Check out the configuration reference at https://huggingface.co/docs/hub/spaces-config-reference

Built using: Mac OS Sequoia 15.5 Python 3.12

This app attempts to average two RAVE models and then encode and decode an audio file through the original and averaged models.

Instructions:

Select the two models from the lists of pre-trained RAVE models.
Select an audio file from the ones available in the dropdown, or upload an audio file of up to 60 seconds. Click 'Submit' at the bottom of the page.

Notes:

Generally, the audio encoded/decoded using the average model does not sound like an 'average' of the two models.

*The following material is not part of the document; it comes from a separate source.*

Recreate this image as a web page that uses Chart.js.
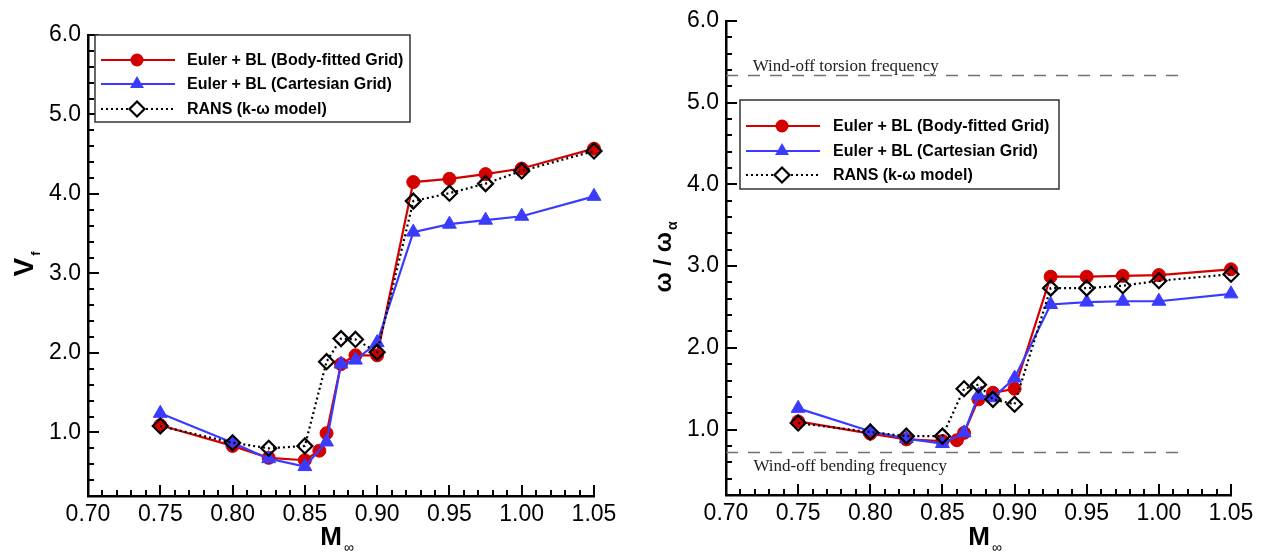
<!DOCTYPE html>
<html>
<head>
<meta charset="utf-8">
<script src="https://cdn.jsdelivr.net/npm/chart.js@4.4.0/dist/chart.umd.min.js"></script>
<style>
  html, body { margin: 0; padding: 0; background: #fff; }
  .panel { position: absolute; top: 0; height: 554px; }
  #leftWrap { left: 0; width: 630px; }
  #rightWrap { left: 630px; width: 632px; }
</style>
</head>
<body>
<div class="panel" id="leftWrap"><canvas id="flutterSpeed"></canvas></div>
<div class="panel" id="rightWrap"><canvas id="flutterFreq"></canvas></div>
<script>
// Mach numbers (shared x values)
const machNumbers = [0.75, 0.80, 0.825, 0.85, 0.86, 0.865, 0.875, 0.885, 0.90, 0.925, 0.95, 0.975, 1.00, 1.05];

// Left panel: flutter speed index V_f
const vfBodyFitted = [1.09, 0.83, 0.68, 0.65, 0.77, 0.99, 1.86, 1.97, 1.97, 4.15, 4.19, 4.25, 4.32, 4.57];
const vfCartesian  = [1.24, 0.87, 0.67, 0.57, null, 0.88, 1.86, 1.91, 2.13, 3.52, 3.62, 3.67, 3.72, 3.97];
const vfRans       = [1.08, 0.87, 0.80, 0.83, null, 1.89, 2.18, 2.17, 2.01, 3.91, 4.01, 4.13, 4.29, 4.54];

// Right panel: flutter frequency ratio omega / omega_alpha
const freqBodyFitted = [1.10, 0.95, 0.88, 0.86, 0.87, 0.96, 1.37, 1.45, 1.50, 2.87, 2.87, 2.88, 2.89, 2.96];
const freqCartesian  = [1.26, 0.98, 0.89, 0.83, null, 0.96, 1.42, 1.39, 1.63, 2.53, 2.56, 2.57, 2.57, 2.66];
const freqRans       = [1.08, 0.97, 0.92, 0.92, null, 1.50, 1.55, 1.37, 1.31, 2.73, 2.73, 2.76, 2.82, 2.90];

// Wind-off reference frequencies
const torsionFreq = 5.33;
const bendingFreq = 0.72;
const refLineMach = [0.70, 1.017];

// Series names
const seriesNames = ['Euler + BL (Body-fitted Grid)', 'Euler + BL (Cartesian Grid)', 'RANS (k-\u03c9 model)'];

// Axis ticks
const xTickValues = [0.70, 0.75, 0.80, 0.85, 0.90, 0.95, 1.00, 1.05];
const xTickLabels = ['0.70', '0.75', '0.80', '0.85', '0.90', '0.95', '1.00', '1.05'];
const yTickValues = [1, 2, 3, 4, 5, 6];
const yTickLabels = ['1.0', '2.0', '3.0', '4.0', '5.0', '6.0'];

const RED = '#d40000';
const BLUE = '#3b3bff';
const SANS = "'Liberation Sans', Arial, sans-serif";
const SERIF = "'Liberation Serif', 'Times New Roman', serif";

function toPoints(xs, ys) {
    const pts = [];
    xs.forEach((m, i) => { if (ys[i] !== null) pts.push({ x: m, y: ys[i] }); });
    return pts;
}

function seriesDatasets(body, cart, rans) {
    return [
        { label: seriesNames[0], data: toPoints(machNumbers, body), borderColor: RED, backgroundColor: RED,
          borderWidth: 2.2, pointStyle: 'circle', pointRadius: 6.5, pointBorderWidth: 1, order: 3, clip: false },
        { label: seriesNames[1], data: toPoints(machNumbers, cart), borderColor: BLUE, backgroundColor: BLUE,
          borderWidth: 2.2, pointStyle: 'triangle', pointRadius: 8, pointBorderWidth: 1, order: 2, clip: false },
        { label: seriesNames[2], data: toPoints(machNumbers, rans), borderColor: '#000', backgroundColor: 'rgba(0,0,0,0)',
          borderWidth: 2.2, borderDash: [2, 3], pointStyle: 'rectRot', pointRadius: 7.5, pointBorderWidth: 2.2,
          order: 1, clip: false }
    ];
}

function refDataset(value) {
    return { label: 'ref', data: toPoints(refLineMach, refLineMach.map(() => value)), borderColor: '#707070',
             borderWidth: 1.5, borderDash: [12, 10], pointRadius: 0, order: 5 };
}

function makeScales(yWidth, xHeight) {
    return {
        x: {
            type: 'linear', min: 0.70, max: 1.05,
            grid: { display: false, drawTicks: false },
            border: { display: true, color: '#000', width: 2.5 },
            afterBuildTicks: s => { s.ticks = xTickValues.map(v => ({ value: v })); },
            afterFit: s => { s.height = xHeight; },
            ticks: { color: '#000', padding: 5, maxRotation: 0, autoSkip: false,
                     font: { family: SANS, size: 23 }, callback: (v, i) => xTickLabels[i] }
        },
        y: {
            min: 0.2, max: 6.0,
            grid: { display: false, drawTicks: false },
            border: { display: true, color: '#000', width: 2.5 },
            afterBuildTicks: s => { s.ticks = yTickValues.map(v => ({ value: v })); },
            afterFit: s => { s.width = yWidth; },
            ticks: { color: '#000', padding: 7, font: { family: SANS, size: 23 },
                     callback: (v, i) => yTickLabels[i] }
        }
    };
}

// inward major / minor tick marks
const innerTicks = {
    id: 'innerTicks',
    beforeDatasetsDraw(chart) {
        const { ctx, chartArea: a, scales: { x, y } } = chart;
        ctx.save();
        ctx.strokeStyle = '#000';
        ctx.lineWidth = 2;
        ctx.beginPath();
        for (let k = 70; k <= 105; k++) {
            const px = Math.round(x.getPixelForValue(k / 100));
            const len = k % 5 === 0 ? 11 : 6;
            ctx.moveTo(px, a.bottom);
            ctx.lineTo(px, a.bottom - len);
        }
        for (let k = 1; k <= 30; k++) {
            const py = Math.round(y.getPixelForValue(k * 0.2));
            const len = k % 5 === 0 ? 11 : 6;
            ctx.moveTo(a.left, py);
            ctx.lineTo(a.left + len, py);
        }
        ctx.stroke();
        ctx.restore();
    }
};

function drawMarker(ctx, style, x, y, r) {
    ctx.beginPath();
    if (style === 'circle') {
        ctx.arc(x, y, r, 0, Math.PI * 2);
    } else if (style === 'triangle') {
        for (let i = 0; i < 3; i++) {
            const ang = i * 2 * Math.PI / 3;
            const px = x + Math.sin(ang) * r, py = y - Math.cos(ang) * r;
            if (i === 0) ctx.moveTo(px, py); else ctx.lineTo(px, py);
        }
    } else {
        ctx.moveTo(x, y - r); ctx.lineTo(x + r, y); ctx.lineTo(x, y + r); ctx.lineTo(x - r, y);
    }
    ctx.closePath();
}

// boxed legend inside the plot
const frameLegend = {
    id: 'frameLegend',
    afterDraw(chart, args, opts) {
        const ctx = chart.ctx;
        const [bx, by, bw, bh] = opts.box;
        ctx.save();
        ctx.fillStyle = '#fff';
        ctx.fillRect(bx, by, bw, bh);
        ctx.strokeStyle = '#333';
        ctx.lineWidth = 1.5;
        ctx.strokeRect(bx, by, bw, bh);
        chart.data.datasets.slice(0, 3).forEach((ds, i) => {
            const ry = opts.rows[i];
            ctx.strokeStyle = ds.borderColor;
            ctx.lineWidth = 2.2;
            ctx.setLineDash(ds.borderDash || []);
            ctx.beginPath();
            ctx.moveTo(opts.lineX[0], ry);
            ctx.lineTo(opts.lineX[1], ry);
            ctx.stroke();
            ctx.setLineDash([]);
            drawMarker(ctx, ds.pointStyle, opts.markerX, ry, ds.pointRadius);
            if (ds.pointStyle === 'rectRot') {
                ctx.fillStyle = '#fff';
                ctx.fill();
                ctx.lineWidth = 2.2;
                ctx.strokeStyle = '#000';
                ctx.stroke();
            } else {
                ctx.fillStyle = ds.borderColor;
                ctx.fill();
            }
            ctx.fillStyle = '#000';
            ctx.font = 'bold 16px ' + SANS;
            ctx.textBaseline = 'middle';
            ctx.textAlign = 'left';
            ctx.fillText(ds.label, opts.textX, ry + 1);
        });
        ctx.restore();
    }
};

// axis titles with subscripts
const axisTitles = {
    id: 'axisTitles',
    afterDraw(chart, args, opts) {
        const ctx = chart.ctx;
        ctx.save();
        ctx.fillStyle = '#000';
        ctx.textBaseline = 'alphabetic';
        ctx.textAlign = 'left';
        // x title
        const xt = opts.x;
        ctx.font = 'bold ' + xt.size + 'px ' + SANS;
        const wm = ctx.measureText(xt.main).width;
        const sx = xt.cx - wm / 2;
        ctx.fillText(xt.main, sx, xt.baseline);
        ctx.font = xt.subSize + 'px ' + SANS;
        ctx.fillText(xt.sub, sx + wm + 2, xt.baseline + xt.subShift);
        // y title (rotated)
        const yt = opts.y;
        ctx.translate(yt.baselineX, yt.cy);
        ctx.rotate(-Math.PI / 2);
        ctx.font = 'bold ' + yt.size + 'px ' + SANS;
        const w1 = ctx.measureText(yt.main).width;
        ctx.font = 'bold ' + yt.subSize + 'px ' + SANS;
        const w2 = ctx.measureText(yt.sub).width;
        const start = -(w1 + w2 + 2) / 2;
        ctx.font = 'bold ' + yt.size + 'px ' + SANS;
        ctx.fillText(yt.main, start, 0);
        ctx.font = 'bold ' + yt.subSize + 'px ' + SANS;
        ctx.fillText(yt.sub, start + w1 + 2, yt.subShift);
        ctx.restore();
    }
};

// labels for wind-off frequency lines
const refLabels = {
    id: 'refLabels',
    afterDatasetsDraw(chart, args, opts) {
        if (!opts.items) return;
        const { ctx, scales: { x, y } } = chart;
        ctx.save();
        ctx.fillStyle = '#222';
        ctx.font = '17px ' + SERIF;
        ctx.textBaseline = 'alphabetic';
        opts.items.forEach(it => {
            ctx.fillText(it.text, x.getPixelForValue(it.mach), y.getPixelForValue(it.value) + it.dy);
        });
        ctx.restore();
    }
};

document.addEventListener('DOMContentLoaded', function() {
    new Chart(document.getElementById('flutterSpeed').getContext('2d'), {
        type: 'line',
        data: { datasets: seriesDatasets(vfBodyFitted, vfCartesian, vfRans) },
        options: {
            responsive: true,
            maintainAspectRatio: false,
            animation: false,
            layout: { padding: { top: 35, right: 36, left: 0, bottom: 0 } },
            scales: makeScales(88, 58),
            plugins: {
                legend: { display: false },
                tooltip: { enabled: false },
                frameLegend: { box: [95, 35, 315, 87], rows: [60, 84, 109], lineX: [101, 175], markerX: 137, textX: 187 },
                axisTitles: {
                    x: { main: 'M', sub: '\u221e', size: 26, subSize: 14, cx: 331, baseline: 545, subShift: 7 },
                    y: { main: 'V', sub: 'f', size: 28, subSize: 13, baselineX: 33, cy: 264, subShift: 7 }
                }
            }
        },
        plugins: [innerTicks, frameLegend, axisTitles]
    });

    const freqSets = seriesDatasets(freqBodyFitted, freqCartesian, freqRans);
    freqSets.push(refDataset(torsionFreq), refDataset(bendingFreq));

    new Chart(document.getElementById('flutterFreq').getContext('2d'), {
        type: 'line',
        data: { datasets: freqSets },
        options: {
            responsive: true,
            maintainAspectRatio: false,
            animation: false,
            layout: { padding: { top: 19, right: 31, left: 0, bottom: 0 } },
            scales: makeScales(96, 59),
            plugins: {
                legend: { display: false },
                tooltip: { enabled: false },
                frameLegend: { box: [110, 100, 319, 89], rows: [126, 151, 175], lineX: [116, 190], markerX: 152, textX: 203 },
                axisTitles: {
                    x: { main: 'M', sub: '\u221e', size: 26, subSize: 14, cx: 349, baseline: 545, subShift: 7 },
                    y: { main: '\u03c9 / \u03c9', sub: '\u03b1', size: 24, subSize: 14, baselineX: 41, cy: 257, subShift: 6 }
                },
                refLabels: {
                    items: [
                        { text: 'Wind-off torsion frequency', mach: 0.7185, value: torsionFreq, dy: -5 },
                        { text: 'Wind-off bending frequency', mach: 0.719, value: bendingFreq, dy: 19 }
                    ]
                }
            }
        },
        plugins: [innerTicks, frameLegend, axisTitles, refLabels]
    });
});
</script>
</body>
</html>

One of the better examples comes from the default settings, where you can here the sounds from model A (multi-timbral guitar) modulated somewhat by model B (water).
The versions encoded/decoded through the individual models give interesting results though.
In most cases not all parameters can be averaged. They may not exist in both models, or they may not have the same shape. The data sets in the output list which ones were and weren't averaged with their shapes and any notes. (You can copy them into a spreadsheet by clicking the icon in the top right corner of each.)
The averaged model starts as a clone of Model A. Parameters that can't be averaged default to Model A values.
If all the parameters can be averaged, the result is usually not good - a high pitch squeal or a low rumble.

Outstanding questions for interested parties:

Since it doesn't work well when all params are compatible, mayber there are some params that shouldn't be averaged?
Would it make logical sense to reshape the parameters that exist in both models but do not have the same shape so they can be averaged?
Anything thoughts on what could make the results sonically more like an 'average' of two models?